On the occasion of Holy Thursday, April 14, 2022, Pope Francis washed the feet of 12 male and female inmates in the prison of Civitavecchia, a port city in the Lazio region. He spoke to them about the practice of bribery in the public administration. He also invited them to ask for forgiveness for the “skeletons hidden in [their] closets.”
According to a statement issued by the Holy See after the celebration, the pontiff left the Vatican at around 3pm, arriving an hour later at the prison complex located on the Mediterranean coast, some 80 kilometers north of Rome.
In the chapel, in the presence of inmates, prison police officers, prison staff, and the Italian Minister of Justice, Marta Cartabia, the Pope celebrated the Mass of the Lord’s Supper, commemorating the last meal of Jesus with his apostles.
Commenting on the Gospel of Holy Thursday, the Pope stressed how “strange” it was that Jesus washed the feet of his disciples, including Judas, “the traitor, the one who betrayed him.” With this gesture, Christ teaches that “we serve one another, without expecting a return,” he said.
The bribery scandal
From this prison, which opened in 1992 and houses some 500 inmates, the Argentine pontiff blasted the scandal of bribes in public administrations. “This is not good,” he responded, noting that this attitude could extend to everyone: “In life, we seek our own interest, as if we were taking bribes from each other.”
Serving extends to forgiveness, the Bishop of Rome continued, affirming that “God forgives everything and God always forgives!” And he encouraged prisoners to ask “forgiveness from Jesus” for all the “skeletons hidden in [their] closets.” God is indeed a special judge who judges and forgives, “I would like to us all to take that to heart today,” he concluded.
At the end of his homily, the Pope performed the ritual gesture of this liturgy: he washed and kissed the feet of 12 prisoners, men and women, of various ages and nationalities. “This is a sign that means ‘I judge no one.
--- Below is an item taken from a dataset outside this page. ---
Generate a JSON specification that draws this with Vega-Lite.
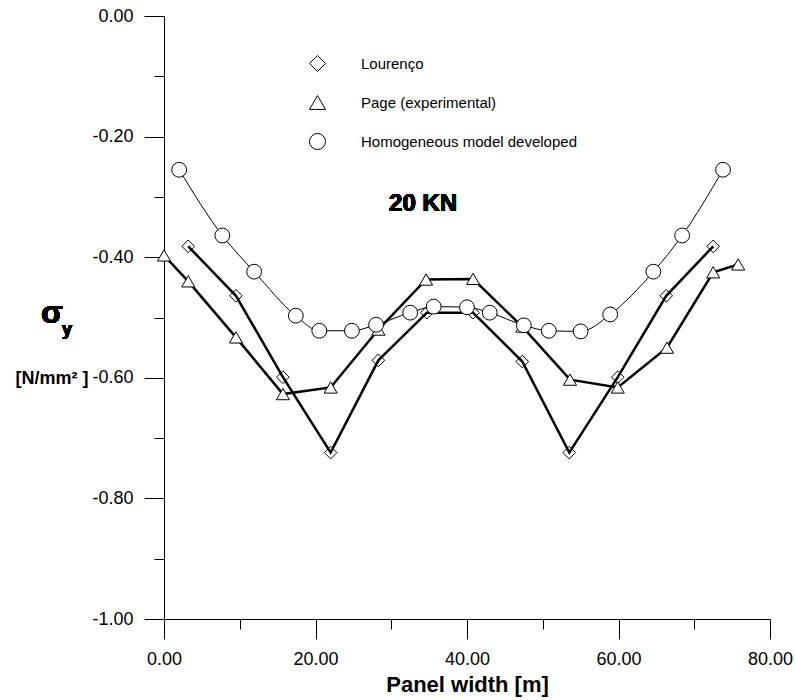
{
  "$schema": "https://vega.github.io/schema/vega-lite/v6.json",
  "width": 606,
  "height": 603,
  "autosize": "none",
  "padding": {"left": 164, "top": 16, "right": 25, "bottom": 81},
  "background": "white",
  "config": {
    "view": {"stroke": null},
    "font": "Liberation Sans",
    "axis": {"labelFont": "Liberation Sans", "titleFont": "Liberation Sans", "domainColor": "black", "tickColor": "black", "labelColor": "black", "titleColor": "black", "grid": false}
  },
  "data": {"values": [
    {"series": "Lourenço", "x": 3.2, "y": -0.382},
    {"series": "Lourenço", "x": 9.5, "y": -0.464},
    {"series": "Lourenço", "x": 15.7, "y": -0.599},
    {"series": "Lourenço", "x": 22.0, "y": -0.724},
    {"series": "Lourenço", "x": 28.3, "y": -0.571},
    {"series": "Lourenço", "x": 34.7, "y": -0.492},
    {"series": "Lourenço", "x": 40.8, "y": -0.492},
    {"series": "Lourenço", "x": 47.3, "y": -0.573},
    {"series": "Lourenço", "x": 53.5, "y": -0.724},
    {"series": "Lourenço", "x": 59.9, "y": -0.599},
    {"series": "Lourenço", "x": 66.3, "y": -0.464},
    {"series": "Lourenço", "x": 72.5, "y": -0.382},
    {"series": "Page (experimental)", "x": 0.0, "y": -0.397},
    {"series": "Page (experimental)", "x": 3.2, "y": -0.440},
    {"series": "Page (experimental)", "x": 9.5, "y": -0.533},
    {"series": "Page (experimental)", "x": 15.7, "y": -0.627},
    {"series": "Page (experimental)", "x": 22.0, "y": -0.616},
    {"series": "Page (experimental)", "x": 28.3, "y": -0.520},
    {"series": "Page (experimental)", "x": 34.6, "y": -0.437},
    {"series": "Page (experimental)", "x": 40.8, "y": -0.436},
    {"series": "Page (experimental)", "x": 47.3, "y": -0.515},
    {"series": "Page (experimental)", "x": 53.6, "y": -0.603},
    {"series": "Page (experimental)", "x": 59.9, "y": -0.616},
    {"series": "Page (experimental)", "x": 66.4, "y": -0.550},
    {"series": "Page (experimental)", "x": 72.5, "y": -0.425},
    {"series": "Page (experimental)", "x": 75.8, "y": -0.412},
    {"series": "Homogeneous model developed", "x": 2.0, "y": -0.255},
    {"series": "Homogeneous model developed", "x": 7.7, "y": -0.364},
    {"series": "Homogeneous model developed", "x": 11.9, "y": -0.424},
    {"series": "Homogeneous model developed", "x": 17.4, "y": -0.497},
    {"series": "Homogeneous model developed", "x": 20.5, "y": -0.522},
    {"series": "Homogeneous model developed", "x": 24.8, "y": -0.522},
    {"series": "Homogeneous model developed", "x": 28.0, "y": -0.512},
    {"series": "Homogeneous model developed", "x": 32.5, "y": -0.492},
    {"series": "Homogeneous model developed", "x": 35.6, "y": -0.482},
    {"series": "Homogeneous model developed", "x": 40.0, "y": -0.483},
    {"series": "Homogeneous model developed", "x": 43.0, "y": -0.492},
    {"series": "Homogeneous model developed", "x": 47.5, "y": -0.513},
    {"series": "Homogeneous model developed", "x": 50.8, "y": -0.522},
    {"series": "Homogeneous model developed", "x": 55.0, "y": -0.523},
    {"series": "Homogeneous model developed", "x": 58.9, "y": -0.495},
    {"series": "Homogeneous model developed", "x": 64.6, "y": -0.424},
    {"series": "Homogeneous model developed", "x": 68.4, "y": -0.364},
    {"series": "Homogeneous model developed", "x": 73.8, "y": -0.255}
  ]},
  "layer": [
    {
      "transform": [{"filter": "datum.series !== 'Homogeneous model developed'"}],
      "mark": {"type": "line", "color": "black", "strokeWidth": 2.5},
      "encoding": {
        "x": {"field": "x", "type": "quantitative",
          "scale": {"domain": [0, 80], "nice": false, "zero": false},
          "axis": {
            "values": [0, 10, 20, 30, 40, 50, 60, 70, 80],
            "labelExpr": "datum.value % 20 === 0 ? replace(format(datum.value, '.2f'), '\u2212', '-') : ''",
            "tickSize": {"condition": {"test": "datum.value % 20 !== 0", "value": 10}, "value": 20},
            "labelFontSize": 18, "labelPadding": 11, "labelFlush": false,
            "title": "Panel width [m]", "titleFontSize": 22, "titleFontWeight": "bold", "titlePadding": 6
          }},
        "y": {"field": "y", "type": "quantitative",
          "scale": {"domain": [-1, 0], "nice": false, "zero": false},
          "axis": {
            "values": [-1, -0.9, -0.8, -0.7, -0.6, -0.5, -0.4, -0.3, -0.2, -0.1, 0],
            "labelExpr": "round(datum.value * 10) % 2 === 0 ? replace(format(datum.value, '.2f'), '\u2212', '-') : ''",
            "tickSize": {"condition": {"test": "round(datum.value * 10) % 2 !== 0", "value": 10}, "value": 20},
            "labelFontSize": 18, "labelPadding": 11, "labelFlush": false,
            "title": "[N/mm² ]", "titleAngle": 0, "titleFontSize": 18, "titleFontWeight": "bold",
            "titleAlign": "right", "titleBaseline": "middle", "titleX": -76, "titleY": 362
          }},
        "detail": {"field": "series"}
      }
    },
    {
      "transform": [{"filter": "datum.series === 'Homogeneous model developed'"}],
      "mark": {"type": "line", "color": "black", "strokeWidth": 1, "interpolate": "monotone"},
      "encoding": {
        "x": {"field": "x", "type": "quantitative"},
        "y": {"field": "y", "type": "quantitative"}
      }
    },
    {
      "transform": [{"filter": "datum.series === 'Lourenço'"}],
      "mark": {"type": "point", "filled": false, "stroke": "black", "strokeWidth": 1, "opacity": 1, "size": 160},
      "encoding": {
        "x": {"field": "x", "type": "quantitative"},
        "y": {"field": "y", "type": "quantitative"},
        "shape": {"field": "series", "type": "nominal",
          "scale": {"domain": ["Lourenço", "Page (experimental)", "Homogeneous model developed"], "range": ["diamond", "triangle-up", "circle"]},
          "legend": {
            "title": null, "orient": "none", "legendX": 145, "legendY": 39,
            "padding": 0, "rowPadding": 19, "labelOffset": 35, "labelLimit": 0,
            "labelFont": "Liberation Sans", "labelFontSize": 15, "labelColor": "black",
            "symbolSize": 256, "symbolFillColor": "white", "symbolStrokeColor": "black", "symbolStrokeWidth": 1, "symbolOpacity": 1
          }}
      }
    },
    {
      "transform": [{"filter": "datum.series === 'Page (experimental)'"}],
      "mark": {"type": "point", "filled": true, "fill": "white", "stroke": "black", "strokeWidth": 1, "opacity": 1, "size": 170},
      "encoding": {
        "x": {"field": "x", "type": "quantitative"},
        "y": {"field": "y", "type": "quantitative"},
        "shape": {"field": "series", "type": "nominal", "legend": null}
      }
    },
    {
      "transform": [{"filter": "datum.series === 'Homogeneous model developed'"}],
      "mark": {"type": "point", "filled": true, "fill": "white", "stroke": "black", "strokeWidth": 1, "opacity": 1, "size": 220},
      "encoding": {
        "x": {"field": "x", "type": "quantitative"},
        "y": {"field": "y", "type": "quantitative"},
        "shape": {"field": "series", "type": "nominal", "legend": null}
      }
    },
    {
      "mark": {"type": "text", "text": "20 KN", "font": "Liberation Sans", "fontSize": 24, "fontWeight": "bold", "align": "center", "baseline": "middle", "color": "black"},
      "encoding": {"x": {"datum": 34.2}, "y": {"datum": -0.312}}
    },
    {
      "mark": {"type": "text", "text": "σ", "font": "Liberation Sans", "fontSize": 32, "fontWeight": "bold", "align": "center", "baseline": "middle", "color": "black", "clip": false},
      "encoding": {"x": {"datum": -14.8}, "y": {"datum": -0.493}}
    },
    {
      "mark": {"type": "text", "text": "y", "font": "Liberation Sans", "fontSize": 18, "fontWeight": "bold", "align": "center", "baseline": "middle", "color": "black", "clip": false},
      "encoding": {"x": {"datum": -12.8}, "y": {"datum": -0.521}}
    }
  ]
}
I seek to be the servant of all,'” he explained.
A garden cultivated by the inmates
At the end of the celebration, the prisoners offered him a print of the ancient port of Civitavecchia and products from their garden. The head of the Catholic Church also met with about 50 people, inmates and guards, in a room at the prison.
Since his election in 2013, Francis has chosen to depart from tradition and not celebratethe Mass of the Lord’s Supper at St. John Lateran, the cathedral in Rome, as his predecessors did. He has visited detention centers several times: in 2013, 2015, 2017, 2018 and 2019. In 2020, there was no washing of the feet because of the health crisis and in 2021, he celebrated the Last Supper with Cardinal Angelo Becciu, in disgrace after his resignation and now at the center of a major financial trial in the Vatican.
Before him, Pope John Paul II paid a pastoral visit to the former penitentiary of Civitavecchia on March 19, 1987.